Harper also edits the free-market, pro-technology, privacy policy website Privacilla. He is a member of the DHS' recently formed Data Privacy and Integrity Advisory Committee.

Harper said businesses like Wal-Mart and government agencies like the U.S. Department of Defense should be allowed to use RFID to improve the tracking of goods in their massive supply chains. "That's where RFID seems to work," said Harper. "That's the wheelhouse of the technology."

But asked whether the Homeland Security Department should be allowed to carry out its plan to embed RFID chips in passports, Harper said, "No."

"It's unacceptable," said Harper. "In the U.S., it's a non-starter politically. And I'll do everything in my power to stop it from happening."

But the government does have legitimate reasons for tracking individuals with RFID, said Marc Roberti, editor of RFID Journal, which hosted the conference where Ridge spoke.

"Combined with biometrics and using encryption," said Roberti, "RFID can be faster and much more secure than mag stripes," referring to the magnetic strips found on the backs of many ID, credit and bank cards today.

While mag stripes can be easily copied, said Roberti, RFID chips are substantially more secure from such tampering.

DHS is using a type of RFID technology for which data encryption is an option.

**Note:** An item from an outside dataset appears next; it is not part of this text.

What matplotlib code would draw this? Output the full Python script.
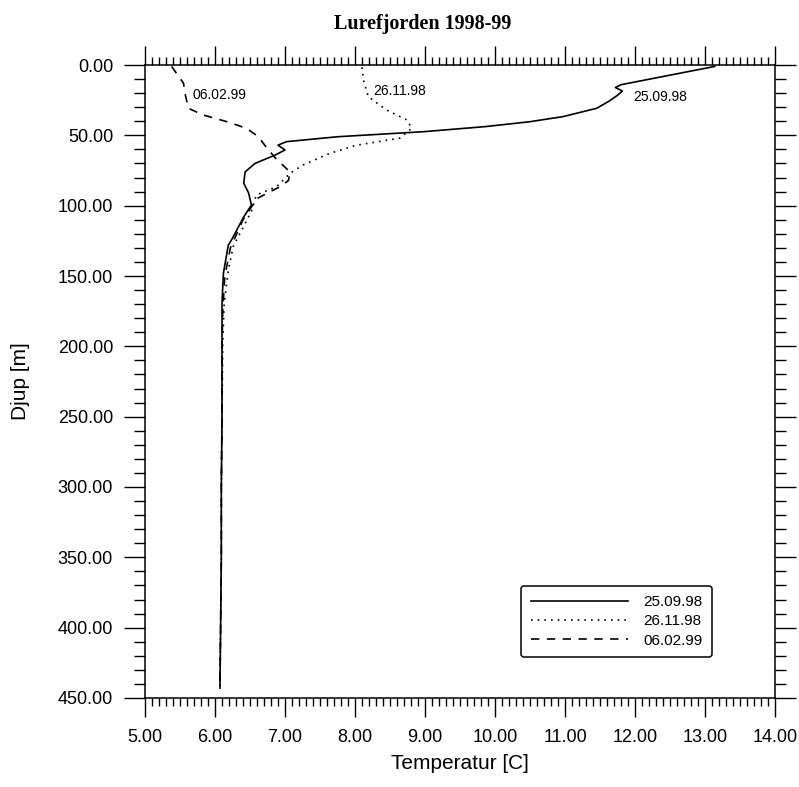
import numpy as np
import matplotlib
matplotlib.use("Agg")
import matplotlib.pyplot as plt
from matplotlib.ticker import MultipleLocator, FormatStrFormatter

# ── Data: temperature profiles, Lurefjorden ───────────────────────────────────
depth_0925 = [1, 14, 16, 18.5, 21.5, 26, 30.8, 36.7, 40.3, 43.8, 47.4, 51, 54.5,
              57, 60.4, 64, 70, 76, 84, 91, 99.5, 108, 124, 128, 148, 169, 193,
              250, 300, 350, 400, 443]
temp_0925 = [13.14, 11.80, 11.72, 11.82, 11.75, 11.62, 11.45, 10.97, 10.50, 9.86,
             8.98, 7.75, 7.02, 6.90, 7.00, 6.86, 6.57, 6.43, 6.41, 6.48, 6.52,
             6.41, 6.24, 6.19, 6.12, 6.10, 6.10, 6.10, 6.09, 6.09, 6.08, 6.07]

depth_1126 = [1.6, 10.7, 22.5, 32, 39, 45, 52, 57, 62.8, 71, 77, 86.5, 92.4,
              104, 129, 146, 170, 200, 250, 300, 350, 400, 443]
temp_1126 = [8.10, 8.12, 8.19, 8.45, 8.74, 8.81, 8.64, 8.02, 7.64, 7.26, 7.07,
             6.88, 6.59, 6.52, 6.26, 6.19, 6.13, 6.11, 6.10, 6.09, 6.09, 6.08, 6.07]

depth_0602 = [1, 13, 20, 30.8, 35.5, 40.3, 45, 51, 57, 66, 76, 82, 86, 91, 95,
              101, 110, 130, 150, 175, 200, 250, 300, 350, 400, 443]
temp_0602 = [5.38, 5.55, 5.57, 5.62, 5.83, 6.17, 6.45, 6.62, 6.71, 6.86, 7.07,
             7.05, 6.95, 6.75, 6.60, 6.52, 6.40, 6.22, 6.14, 6.11, 6.10, 6.10,
             6.09, 6.09, 6.08, 6.07]

labels = ['25.09.98', '26.11.98', '06.02.99']
# curve label anchors (temperature, depth)
label_pos = [(12.36, 23.1), (8.64, 18.4), (6.07, 21.3)]

# ── Plot ───────────────────────────────────────────────────────────────────────
plt.rcParams['font.family'] = ['Liberation Sans', 'DejaVu Sans']

fig = plt.figure(figsize=(7.99, 7.87), dpi=100)
ax = fig.add_axes([0.1815, 0.1131, 0.7885, 0.8043])

ax.plot(temp_0925, depth_0925, color='black', lw=1.2, ls='-', label=labels[0])
ax.plot(temp_1126, depth_1126, color='black', lw=1.2, dashes=(1, 3), label=labels[1])
ax.plot(temp_0602, depth_0602, color='black', lw=1.2, dashes=(5, 4.5), label=labels[2])

for txt, (t, d) in zip(labels, label_pos):
    ax.text(t, d, txt, fontsize=10, ha='center', va='center')

ax.set_xlim(5, 14)
ax.set_ylim(450, 0)
ax.xaxis.set_major_locator(MultipleLocator(1))
ax.xaxis.set_minor_locator(MultipleLocator(0.1))
ax.yaxis.set_major_locator(MultipleLocator(50))
ax.yaxis.set_minor_locator(MultipleLocator(10))
ax.xaxis.set_major_formatter(FormatStrFormatter('%.2f'))
ax.yaxis.set_major_formatter(FormatStrFormatter('%.2f'))

ax.tick_params(which='both', direction='out', top=True, right=True,
               labeltop=False, labelright=False, labelsize=13, width=1)
ax.tick_params(axis='x', which='major', length=14, pad=8)
ax.tick_params(axis='x', which='minor', length=6)
ax.tick_params(axis='y', which='major', length=15, pad=8)
ax.tick_params(axis='y', which='minor', length=8)
for s in ax.spines.values():
    s.set_linewidth(1.1)

ax.set_xlabel('Temperatur [C]', fontsize=15, labelpad=6)
ax.set_ylabel('Djup [m]', fontsize=15, labelpad=20)

fig.text(0.529, 0.97, 'Lurefjorden 1998-99', fontsize=14.5, fontweight='bold',
         family='Liberation Serif', ha='center', va='center')

leg = ax.legend(loc='lower right', bbox_to_anchor=(0.9, 0.065), borderaxespad=0,
                fontsize=11, frameon=True, fancybox=True, handlelength=6.4,
                handletextpad=1.0, borderpad=0.6, labelspacing=0.35)
leg.get_frame().set_edgecolor('black')
leg.get_frame().set_linewidth(1.1)
leg.get_frame().set_alpha(1)

plt.savefig('out.png', dpi=100)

That's why Roberti is puzzled by Homeland Security's refusal to use encryption on its new passport, nicknamed the e-passport, in order to ensure that RFID readers worldwide can read it.

Without encryption, many engineers believe the e-passport, for which the department is already soliciting bids from RFID suppliers, will be easily accessed by unauthorized individuals with RFID reader devices.

"That makes no sense," said Roberti. "The standard (to which the chips in the e-passport are expected to comply) is a universal standard. I really have no idea why they are not using encryption."